▶ Data extract:
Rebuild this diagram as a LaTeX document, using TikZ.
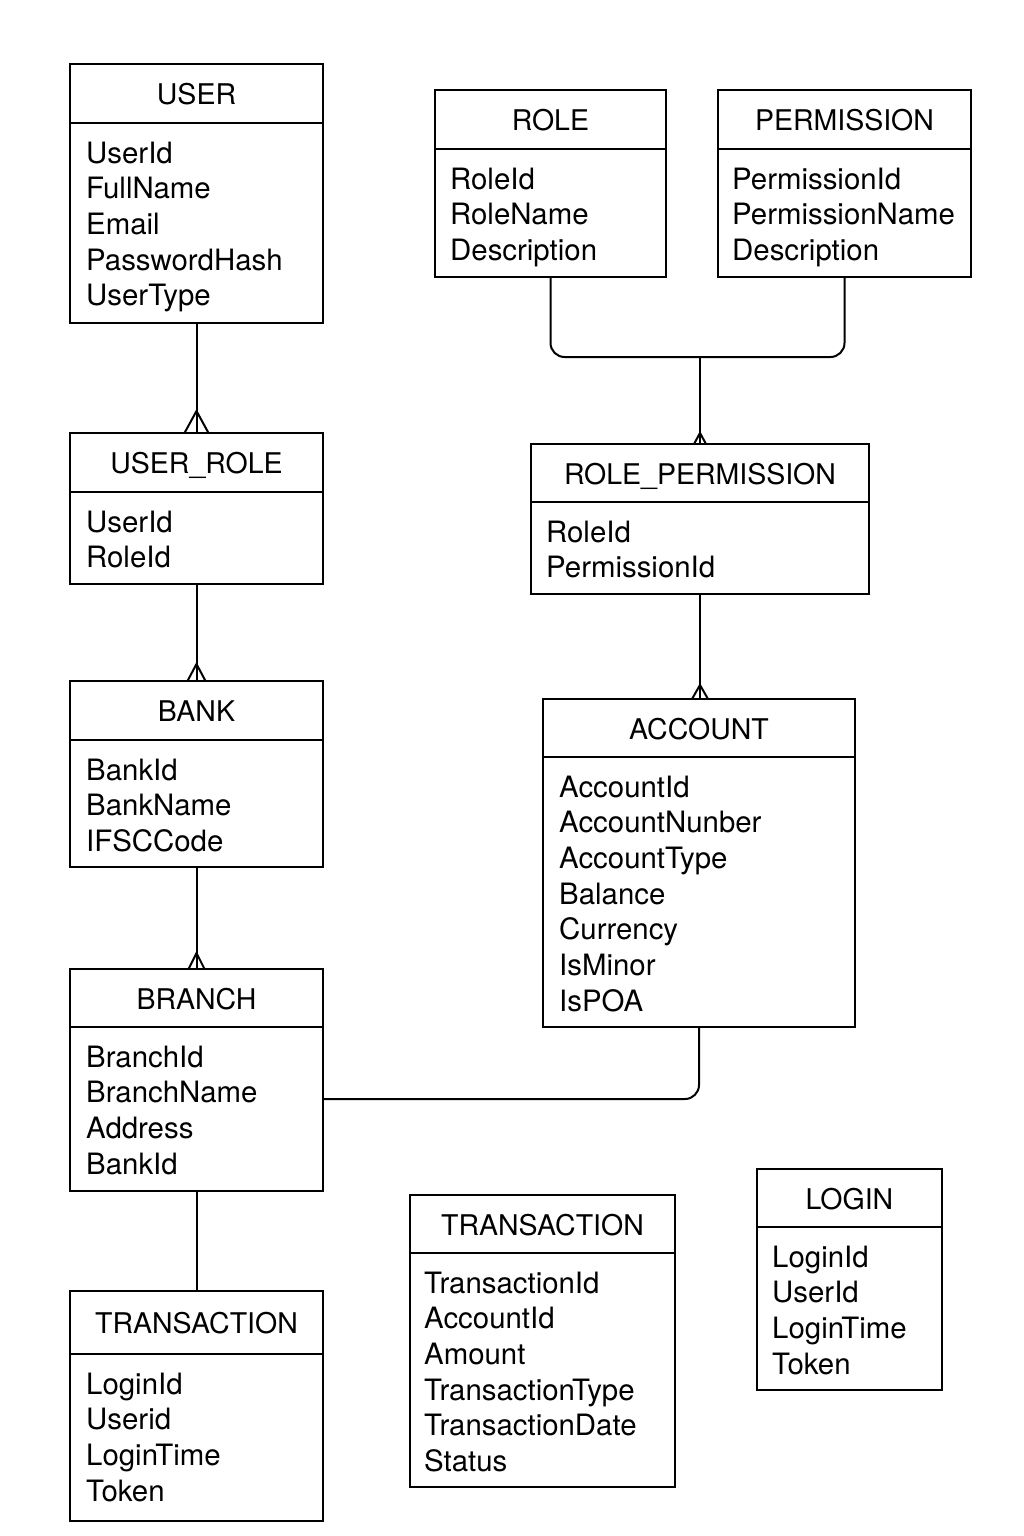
\documentclass[tikz,border=0pt]{standalone}
\usepackage{fontspec}
\setmainfont{TeX Gyre Heros}
\tikzset{
 ent/.style={draw, line width=2pt, rectangle, inner sep=0pt, outer sep=0pt, anchor=north west},
 ttl/.style={font=\fontsize{28.5}{34}\selectfont, inner sep=0pt, anchor=base},
 attr/.style={font=\fontsize{29.4}{34}\selectfont, inner sep=0pt, anchor=base west},
 conn/.style={line width=2pt},
 crowft/.style={line width=2pt, line join=miter},
}
\newcommand\entity[9]{%
 \pgfmathsetmacro\ew{#4-#2}\pgfmathsetmacro\eh{#6-#3}%
 \pgfmathsetmacro\ecx{(#2+#4)/2}\pgfmathsetmacro\ety{(#3+#5)/2+11}%
 \node[ent, minimum width=\ew pt, minimum height=\eh pt] (#1) at (#2,#3) {};
 \draw[line width=2pt] (#2,#5) -- (#4,#5);
 \node[ttl] (#1-t) at (\ecx,\ety) {#7};
 \foreach \a [count=\i] in {#8} {
   \pgfmathsetmacro\ay{#5+40+(\i-1)*35.7}
   \node[attr] (#1-a\i) at (#2+#9,\ay) {\a};
 }
}
\newcommand\crowfoot[3]{\draw[crowft] ([xshift=-#2pt]#1) -- ([yshift=#3pt]#1) -- ([xshift=#2pt]#1);}
\begin{document}
\begin{tikzpicture}[x=1pt,y=-1pt]
\fill[white] (0,0) rectangle (1024,1536);
\useasboundingbox (0,0) rectangle (1024,1536);

\entity{user}{70}{64}{323}{123}{323}{USER}{UserId,FullName,Email,PasswordHash,UserType}{16}
\entity{role}{435}{90}{666}{149}{277}{ROLE}{RoleId,RoleName,Description}{15}
\entity{perm}{718}{90}{971}{149}{277}{PERMISSION}{PermissionId,PermissionName,Description}{14}
\entity{ur}{70}{433}{323}{492}{584}{USER\_ROLE}{UserId,RoleId}{16}
\entity{rp}{531}{444}{869}{502}{594}{ROLE\_PERMISSION}{RoleId,PermissionId}{15}
\entity{bank}{70}{681}{323}{740}{867}{BANK}{BankId,BankName,IFSCCode}{16}
\entity{acc}{543}{699}{855}{757}{1027}{ACCOUNT}{AccountId,AccountNunber,AccountType,Balance,Currency,IsMinor,IsPOA}{16}
\entity{branch}{70}{969}{323}{1027}{1191}{BRANCH}{BranchId,BranchName,Address,BankId}{16}
\entity{tl}{70}{1291}{323}{1354}{1521}{TRANSACTION}{LoginId,Userid,LoginTime,Token}{16}
\entity{tm}{410}{1195}{675}{1253}{1487}{TRANSACTION}{TransactionId,AccountId,Amount,TransactionType,TransactionDate,Status}{14}
\entity{login}{757}{1169}{942}{1227}{1390}{LOGIN}{LoginId,UserId,LoginTime,Token}{15}

% connectors
\draw[conn] (user.south) -- (ur.north);
\crowfoot{ur.north}{12}{22}
\draw[conn] (ur.south) -- (bank.north);
\crowfoot{bank.north}{9}{17}
\draw[conn] (bank.south) -- (branch.north);
\crowfoot{branch.north}{8}{16}
\draw[conn] (branch.south) -- (tl.north);

\coordinate (jn) at (700,357);
\draw[conn, rounded corners=14pt] (role.south) |- (jn) -| (perm.south);
\draw[conn] (jn) -- (rp.north);
\crowfoot{rp.north}{6}{11}
\coordinate (an) at (acc.north -| rp.south);
\draw[conn] (rp.south) -- (an);
\crowfoot{an}{8}{14}
\draw[conn, rounded corners=14pt] (acc.south) |- ([yshift=-19pt]branch.east);
\end{tikzpicture}
\end{document}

▶ Exercise description: Copy each line in full and exactly, omitting any picture.

▶ The answer:
Rebuild this diagram as a LaTeX document, using TikZ.
\documentclass[tikz,border=0pt]{standalone}
\usepackage{fontspec}
\setmainfont{TeX Gyre Heros}
\tikzset{
 ent/.style={draw, line width=2pt, rectangle, inner sep=0pt, outer sep=0pt, anchor=north west},
 ttl/.style={font=\fontsize{28.5}{34}\selectfont, inner sep=0pt, anchor=base},
 attr/.style={font=\fontsize{29.4}{34}\selectfont, inner sep=0pt, anchor=base west},
 conn/.style={line width=2pt},
 crowft/.style={line width=2pt, line join=miter},
}
\newcommand\entity[9]{%
 \pgfmathsetmacro\ew{#4-#2}\pgfmathsetmacro\eh{#6-#3}%
 \pgfmathsetmacro\ecx{(#2+#4)/2}\pgfmathsetmacro\ety{(#3+#5)/2+11}%
 \node[ent, minimum width=\ew pt, minimum height=\eh pt] (#1) at (#2,#3) {};
 \draw[line width=2pt] (#2,#5) -- (#4,#5);
 \node[ttl] (#1-t) at (\ecx,\ety) {#7};
 \foreach \a [count=\i] in {#8} {
   \pgfmathsetmacro\ay{#5+40+(\i-1)*35.7}
   \node[attr] (#1-a\i) at (#2+#9,\ay) {\a};
 }
}
\newcommand\crowfoot[3]{\draw[crowft] ([xshift=-#2pt]#1) -- ([yshift=#3pt]#1) -- ([xshift=#2pt]#1);}
\begin{document}
\begin{tikzpicture}[x=1pt,y=-1pt]
\fill[white] (0,0) rectangle (1024,1536);
\useasboundingbox (0,0) rectangle (1024,1536);

\entity{user}{70}{64}{323}{123}{323}{USER}{UserId,FullName,Email,PasswordHash,UserType}{16}
\entity{role}{435}{90}{666}{149}{277}{ROLE}{RoleId,RoleName,Description}{15}
\entity{perm}{718}{90}{971}{149}{277}{PERMISSION}{PermissionId,PermissionName,Description}{14}
\entity{ur}{70}{433}{323}{492}{584}{USER\_ROLE}{UserId,RoleId}{16}
\entity{rp}{531}{444}{869}{502}{594}{ROLE\_PERMISSION}{RoleId,PermissionId}{15}
\entity{bank}{70}{681}{323}{740}{867}{BANK}{BankId,BankName,IFSCCode}{16}
\entity{acc}{543}{699}{855}{757}{1027}{ACCOUNT}{AccountId,AccountNunber,AccountType,Balance,Currency,IsMinor,IsPOA}{16}
\entity{branch}{70}{969}{323}{1027}{1191}{BRANCH}{BranchId,BranchName,Address,BankId}{16}
\entity{tl}{70}{1291}{323}{1354}{1521}{TRANSACTION}{LoginId,Userid,LoginTime,Token}{16}
\entity{tm}{410}{1195}{675}{1253}{1487}{TRANSACTION}{TransactionId,AccountId,Amount,TransactionType,TransactionDate,Status}{14}
\entity{login}{757}{1169}{942}{1227}{1390}{LOGIN}{LoginId,UserId,LoginTime,Token}{15}

% connectors
\draw[conn] (user.south) -- (ur.north);
\crowfoot{ur.north}{12}{22}
\draw[conn] (ur.south) -- (bank.north);
\crowfoot{bank.north}{9}{17}
\draw[conn] (bank.south) -- (branch.north);
\crowfoot{branch.north}{8}{16}
\draw[conn] (branch.south) -- (tl.north);

\coordinate (jn) at (700,357);
\draw[conn, rounded corners=14pt] (role.south) |- (jn) -| (perm.south);
\draw[conn] (jn) -- (rp.north);
\crowfoot{rp.north}{6}{11}
\coordinate (an) at (acc.north -| rp.south);
\draw[conn] (rp.south) -- (an);
\crowfoot{an}{8}{14}
\draw[conn, rounded corners=14pt] (acc.south) |- ([yshift=-19pt]branch.east);
\end{tikzpicture}
\end{document}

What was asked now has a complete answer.